Holiday Foodsteps: Honeymoon Dessert, Bugis Junction

"That's my favourite dessert place! I tried some desserts when I was in Hong Kong!"
One of my travel buddies is rarely excited about anything, so this spoke volumes. 

We'd spotted Honeymoon Dessert pretty early into our excursion to the Bugis area. Bugis Junction was still sleepy then, with the shutters of most shops (including this particular one) still down. We spent most of the morning wandering around Bugis, watching the area come alive bit by bit. It was noon by the time we found ourselves back in Bugis Junction, ready to settle down to lunch.

Yes, being on holiday gives you an excuse to have dessert for lunch - not dessert WITH lunch but JUST dessert for lunch.

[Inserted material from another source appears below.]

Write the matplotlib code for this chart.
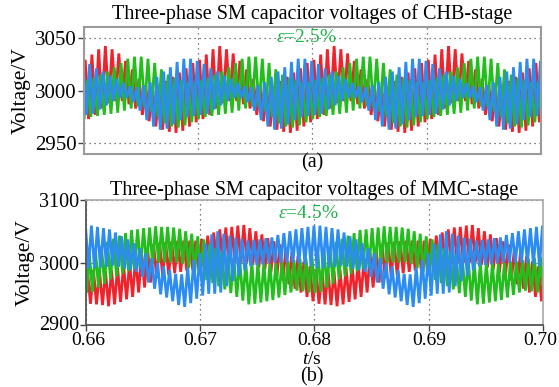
import matplotlib
matplotlib.use("Agg")
import matplotlib.pyplot as plt
import matplotlib.transforms as mtransforms
import numpy as np

plt.rcParams['font.family'] = ['Liberation Serif', 'DejaVu Serif']
plt.rcParams['mathtext.fontset'] = 'custom'
plt.rcParams['mathtext.rm'] = 'Liberation Serif'
plt.rcParams['mathtext.it'] = 'Liberation Serif:italic'

# ---------------- data ----------------
# Panel (a): one 10 ms ripple period, 17 switching spikes per period (repeats 4x)
chb_period = 0.01
chb_red_peaks = [3029, 3034, 3039, 3042, 3039, 3035, 3028, 3020, 3011, 3005, 3002, 3004, 3009, 3013, 3017, 3021, 3026]
chb_red_troughs = [2973, 2977, 2983, 2988, 2990, 2990, 2987, 2983, 2977, 2971, 2966, 2963, 2961, 2960, 2962, 2966, 2970]
chb_green_peaks = [3010, 3012, 3015, 3018, 3022, 3026, 3030, 3032, 3032, 3030, 3026, 3020, 3015, 3012, 3010, 3008, 3008]
chb_green_troughs = [2975, 2976, 2977, 2978, 2979, 2981, 2983, 2985, 2984, 2980, 2975, 2969, 2966, 2965, 2967, 2970, 2973]
chb_blue_peaks = [3025, 3021, 3018, 3014, 3011, 3007, 3004, 3003, 3005, 3008, 3013, 3018, 3022, 3027, 3030, 3030, 3028]
chb_blue_troughs = [2978, 2982, 2986, 2990, 2993, 2993, 2989, 2981, 2972, 2966, 2963, 2964, 2968, 2972, 2975, 2976, 2977]

# Panel (b): one 20 ms period, 38 switching spikes per period (repeats 2x)
mmc_period = 0.02
mmc_blue_peaks = [3059, 3057, 3055, 3053, 3048, 3042, 3037, 3031, 3023, 3015, 3007, 2999, 2994, 2988, 2982, 2981, 2992, 3004, 3015,
                  3030, 3045, 3050, 3046, 3043, 3040, 3038, 3035, 3036, 3037, 3039, 3040, 3044, 3047, 3050, 3053, 3055, 3057, 3059]
mmc_blue_troughs = [2991, 2992, 2993, 2995, 2993, 2990, 2988, 2985, 2977, 2968, 2958, 2949, 2944, 2938, 2932, 2929, 2935, 2942, 2947,
                    2950, 2950, 2952, 2962, 2970, 2978, 2987, 2994, 2996, 2997, 2999, 3000, 3000, 3000, 3000, 2999, 2997, 2994, 2991]
mmc_red_peaks = [2989, 2988, 2987, 2986, 2988, 2992, 2996, 3000, 3007, 3015, 3023, 3030, 3032, 3033, 3034, 3035, 3035, 3035, 3035,
                 3038, 3043, 3048, 3053, 3056, 3057, 3059, 3060, 3055, 3050, 3045, 3039, 3034, 3029, 3024, 3017, 3010, 3002, 2994]
mmc_red_troughs = [2934, 2933, 2932, 2930, 2933, 2937, 2941, 2945, 2952, 2960, 2968, 2975, 2978, 2980, 2983, 2985, 2987, 2988, 2989,
                   2991, 2993, 2995, 2997, 2998, 2999, 2999, 3000, 2996, 2992, 2989, 2984, 2978, 2971, 2965, 2958, 2952, 2945, 2938]
mmc_green_peaks = [3013, 3020, 3026, 3033, 3038, 3043, 3047, 3052, 3053, 3055, 3056, 3058, 3057, 3057, 3056, 3054, 3050, 3046, 3042,
                   3037, 3030, 3023, 3017, 3012, 3008, 3004, 3000, 3000, 2999, 2999, 2998, 2999, 3001, 3002, 3004, 3006, 3007, 3009]
mmc_green_troughs = [2953, 2960, 2966, 2973, 2978, 2982, 2986, 2990, 2992, 2995, 2998, 3000, 3000, 3000, 3000, 2998, 2991, 2985, 2978,
                     2972, 2967, 2962, 2957, 2951, 2945, 2939, 2933, 2934, 2936, 2938, 2940, 2944, 2948, 2952, 2955, 2954, 2952, 2951]

t_start, t_end = 0.66, 0.70
x_ticks = [0.66, 0.67, 0.68, 0.69, 0.70]
x_ticklabels = ['0.66', '0.67', '0.68', '0.69', '0.70']
chb_yticks = [2950, 3000, 3050]
mmc_yticks = [2900, 3000, 3100]

RED, GREEN, BLUE = '#f0222c', '#22bf1c', '#2b8cf2'


def zigzag(period, peaks, troughs, shift):
    n = len(peaks)
    dt = period / n
    n_per = int(round((t_end - t_start) / period))
    ts, vs = [], []
    for k in range(-1, n_per + 1):
        for j in range(n):
            base = t_start + k * period + (j + shift) * dt
            ts.append(base + 0.25 * dt); vs.append(peaks[j])
            ts.append(base + 0.75 * dt); vs.append(troughs[j])
    return np.array(ts), np.array(vs)


fig = plt.figure(figsize=(5.59, 3.87), dpi=100)
ax1 = fig.add_axes([0.1494, 0.602, 0.8184, 0.3282])
ax2 = fig.add_axes([0.1538, 0.1602, 0.8176, 0.323])

lw = 2.0
for ax, period, series in [
    (ax1, chb_period, [(chb_red_peaks, chb_red_troughs, RED, 0.0),
                       (chb_green_peaks, chb_green_troughs, GREEN, 0.33),
                       (chb_blue_peaks, chb_blue_troughs, BLUE, 0.66)]),
    (ax2, mmc_period, [(mmc_red_peaks, mmc_red_troughs, RED, 0.0),
                       (mmc_green_peaks, mmc_green_troughs, GREEN, 0.33),
                       (mmc_blue_peaks, mmc_blue_troughs, BLUE, 0.66)])]:
    for pk, tr, c, sh in series:
        t, v = zigzag(period, pk, tr, sh)
        ax.plot(t, v, color=c, lw=lw, solid_joinstyle='miter')
    ax.set_xlim(t_start, t_end)
    ax.set_xticks(x_ticks)
    ax.grid(True, linestyle=(0, (1, 3)), color='#555555', lw=0.9)
    ax.tick_params(direction='out', length=4, width=1, colors='#444444', labelcolor='black', labelsize=15, pad=1)

# top panel style
ax1.set_ylim(2940, 3060)
ax1.set_yticks(chb_yticks)
ax1.tick_params(axis='x', length=0, labelbottom=False)
for s in ax1.spines.values():
    s.set_color('#9a9a9a'); s.set_linewidth(1.5)
ax1.set_ylabel('Voltage/V', fontsize=15.5, labelpad=3)
ax1.text(0.5, 1.02, 'Three-phase SM capacitor voltages of CHB-stage', transform=ax1.transAxes,
         ha='center', va='bottom', fontsize=14.5)
ax1.text(0.6768, 3050, r'$\varepsilon$=2.5%', color='#1db34a', fontsize=14, va='center')

# bottom panel style
ax2.set_ylim(2900, 3100)
ax2.set_yticks(mmc_yticks)
ax2.set_xticklabels(x_ticklabels)
ax2.tick_params(axis='x', labelsize=14, pad=1)
ax2.tick_params(axis='y', labelsize=14.5)
xlabels = ax2.get_xticklabels()
xlabels[-1].set_transform(xlabels[-1].get_transform() + mtransforms.ScaledTranslation(-3 / 100, 0, fig.dpi_scale_trans))
xlabels[0].set_transform(xlabels[0].get_transform() + mtransforms.ScaledTranslation(2 / 100, 0, fig.dpi_scale_trans))
ylabels = ax2.get_yticklabels()
ylabels[0].set_transform(ylabels[0].get_transform() + mtransforms.ScaledTranslation(0, 2 / 100, fig.dpi_scale_trans))
for k in ('top', 'right'):
    ax2.spines[k].set_color('#a8a8a8'); ax2.spines[k].set_linewidth(1.2)
for k in ('left', 'bottom'):
    ax2.spines[k].set_color('#555555'); ax2.spines[k].set_linewidth(1.3)
ax2.set_ylabel('Voltage/V', fontsize=15.5, labelpad=3)
ax2.text(0.5, 1.0, 'Three-phase SM capacitor voltages of MMC-stage', transform=ax2.transAxes,
         ha='center', va='bottom', fontsize=14.5)
ax2.text(0.6768, 3079, r'$\varepsilon$=4.5%', color='#1db34a', fontsize=14, va='center')

fig.text(312 / 559, 1 - 163 / 387, '(a)', ha='center', va='center', fontsize=14.5)
fig.text(312 / 559, 1 - 359 / 387, r'$t$/s', ha='center', va='center', fontsize=14)
fig.text(312 / 559, 1 - 377 / 387, '(b)', ha='center', va='center', fontsize=14.5)

fig.savefig('out.png', dpi=100)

We were disappointed to find that the outlet wasn't open yet but as I had my nose was pressed up against the glass, desperately trying to peer into the restaurant for any indication of opening times, a young lady strolled past, heading straight for the door - we were Honeymoon Dessert's very first customers for the day.

Honeymoon Dessert
#01-70, 200 Victoria Street
Bugis Junction, 
Singapore (188021)

From the traditional end of the scale - double boiled papaya and snow fungus. A little something to make you feel like you're home.

The menu is extensive - the hot and cold, the traditional and the more innovative. Choosing is difficult, and while my travel buddies seemed to have been able to make their choices pretty quickly, I was stumped.

Tofu pudding with mango, one of the many tofu pudding combinations available.

What one orders when one cannot decide - red bean and grass jelly, topped with green tea ice cream. They managed to create something out of all my favourite Asian dessert elements (perhaps the only thing missing is something soy-based). It was quite a triumph of a combination - everything from the lovely green tea ice cream to the not-too-sweet red bean.

Hong Kong style dessert outlets like these have become quite the rage nowadays (much to might delight), though I've never had this red bean, grass jelly, green tea ice cream concoction in Kuala Lumpur yet. Am open to recommendations!